Breakfast in the sun room, with the tulips that were such a pleasant acquisition yesterday!
And now the day proceeds in a non-weekend fashion: I pick up Snowdrop for a Saturday morning at the farmette.
She wants the outdoor time, but she knows it just doesn't feel great being out and about. Inside the farmhouse we go.
Hi ahah, what are you doing ahah?
I'm fixing the little vacuum because a mouse chewed up a whole big part of it.
Snowdrop stops and you can see her process this bit of information: what? that little creature that is so lovingly portrayed in all the kids' books can eat up a vacuum cleaner??

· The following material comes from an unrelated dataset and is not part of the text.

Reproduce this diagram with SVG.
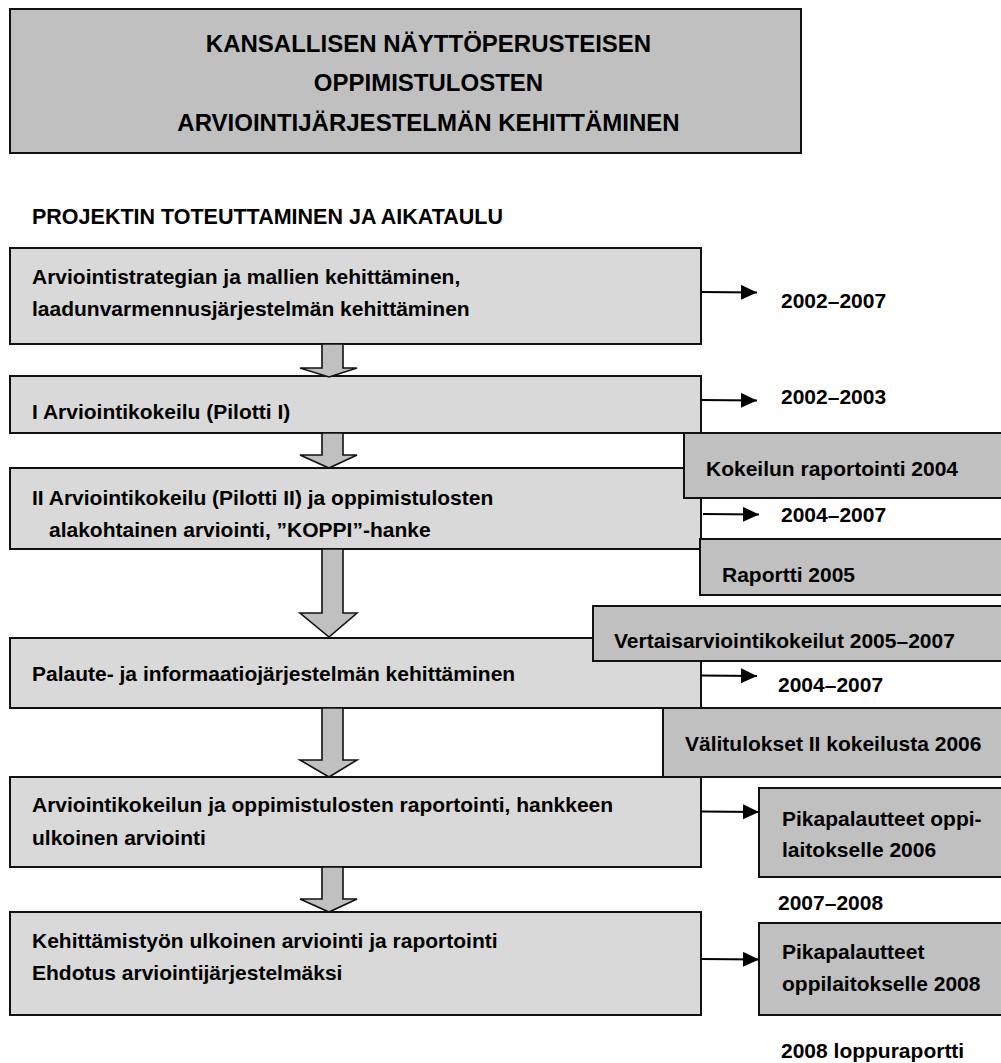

Look, Snowdrop -- it's just a little corner of the machine. No big deal. Ed -- must you be so honest about everything?
Snowdrop runs off to her play room, putting the thought of mice eating up vacuum cleaners to the side for now.
But she comes back to it. A mouse?
Mice like crumbs, I tell her and then I distract the girl with a new puzzle. She loves new puzzles! This one has magnets, which makes it pretty darn perfect. Ed takes the photo.
And it's the usual then... Music, dancing. With animals...
... with a book, too. She does not discriminate in her choice of dancing partners.
She dances with her whole happy heart.
So that is morning. But how do we treat the afternoon, Ed and I? What's to be done when the air is cold, the landscape so brown and uninviting?
Well, we have to search with eyes wide open. There! You see the sandhill cranes that appear nearly invisible in the fields to the east of us?
We take a walk in the county park just down the road. The little pond has clumps of ice at the sides, but I am not fooled: it's definitely priming itself for the season just before us.
The big lake (Waubesa) is one full house: geese, ducks, they've all congregated to discuss the politics of life. Perhaps their own strife and struggle is greater than ours. Or maybe they are a content lot, appreciating each others' company, finding join in stuff that you and I can never even see or understand.
I say to Ed - maybe we should go down and study the lives and habitats of penguins.
He looks at me: maybe you should kayak down the Missouri River with me.
Maybe not.
Kids are kids. Mice are mice. Ducks are ducks. And gagas are gagas.